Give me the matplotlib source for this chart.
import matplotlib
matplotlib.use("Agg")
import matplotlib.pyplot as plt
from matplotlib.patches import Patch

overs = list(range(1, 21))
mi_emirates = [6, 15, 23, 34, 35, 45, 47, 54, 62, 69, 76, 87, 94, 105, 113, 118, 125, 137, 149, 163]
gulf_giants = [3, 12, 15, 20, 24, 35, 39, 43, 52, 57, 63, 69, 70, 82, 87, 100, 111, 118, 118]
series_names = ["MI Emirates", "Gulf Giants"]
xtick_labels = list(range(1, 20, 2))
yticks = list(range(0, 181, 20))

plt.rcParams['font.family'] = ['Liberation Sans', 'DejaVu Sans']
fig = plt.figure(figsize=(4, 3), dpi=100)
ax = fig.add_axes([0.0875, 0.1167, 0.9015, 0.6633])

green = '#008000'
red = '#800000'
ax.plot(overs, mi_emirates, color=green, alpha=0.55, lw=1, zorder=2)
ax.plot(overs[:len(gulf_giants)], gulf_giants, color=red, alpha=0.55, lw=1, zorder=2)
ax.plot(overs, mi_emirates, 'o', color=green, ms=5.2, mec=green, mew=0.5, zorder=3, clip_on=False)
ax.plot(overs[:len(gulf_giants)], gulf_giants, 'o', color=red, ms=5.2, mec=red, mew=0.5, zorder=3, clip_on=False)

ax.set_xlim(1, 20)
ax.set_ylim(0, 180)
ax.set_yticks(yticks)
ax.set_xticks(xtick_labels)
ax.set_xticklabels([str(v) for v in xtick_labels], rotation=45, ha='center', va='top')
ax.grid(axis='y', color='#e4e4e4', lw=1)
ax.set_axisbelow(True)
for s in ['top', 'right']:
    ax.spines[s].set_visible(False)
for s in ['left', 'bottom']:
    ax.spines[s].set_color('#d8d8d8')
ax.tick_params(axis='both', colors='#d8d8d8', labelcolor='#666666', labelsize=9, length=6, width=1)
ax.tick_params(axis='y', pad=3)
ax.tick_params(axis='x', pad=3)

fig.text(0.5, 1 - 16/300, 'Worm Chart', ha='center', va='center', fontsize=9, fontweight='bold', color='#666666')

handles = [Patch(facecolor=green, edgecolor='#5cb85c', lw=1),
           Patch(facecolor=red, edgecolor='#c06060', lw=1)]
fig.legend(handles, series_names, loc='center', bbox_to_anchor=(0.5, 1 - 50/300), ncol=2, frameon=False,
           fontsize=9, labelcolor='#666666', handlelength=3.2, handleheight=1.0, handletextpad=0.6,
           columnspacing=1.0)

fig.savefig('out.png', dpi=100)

- - - - - - -

■ REQUIREMENT
Repeat the material word for word from its opening line up to and including the line containing "ax = fig.add_axes([0.0875, 0.1167, 0.9015, 0.6633])".

■ OUTPUT FOR THIS EXERCISE
Give me the matplotlib source for this chart.
import matplotlib
matplotlib.use("Agg")
import matplotlib.pyplot as plt
from matplotlib.patches import Patch

overs = list(range(1, 21))
mi_emirates = [6, 15, 23, 34, 35, 45, 47, 54, 62, 69, 76, 87, 94, 105, 113, 118, 125, 137, 149, 163]
gulf_giants = [3, 12, 15, 20, 24, 35, 39, 43, 52, 57, 63, 69, 70, 82, 87, 100, 111, 118, 118]
series_names = ["MI Emirates", "Gulf Giants"]
xtick_labels = list(range(1, 20, 2))
yticks = list(range(0, 181, 20))

plt.rcParams['font.family'] = ['Liberation Sans', 'DejaVu Sans']
fig = plt.figure(figsize=(4, 3), dpi=100)
ax = fig.add_axes([0.0875, 0.1167, 0.9015, 0.6633])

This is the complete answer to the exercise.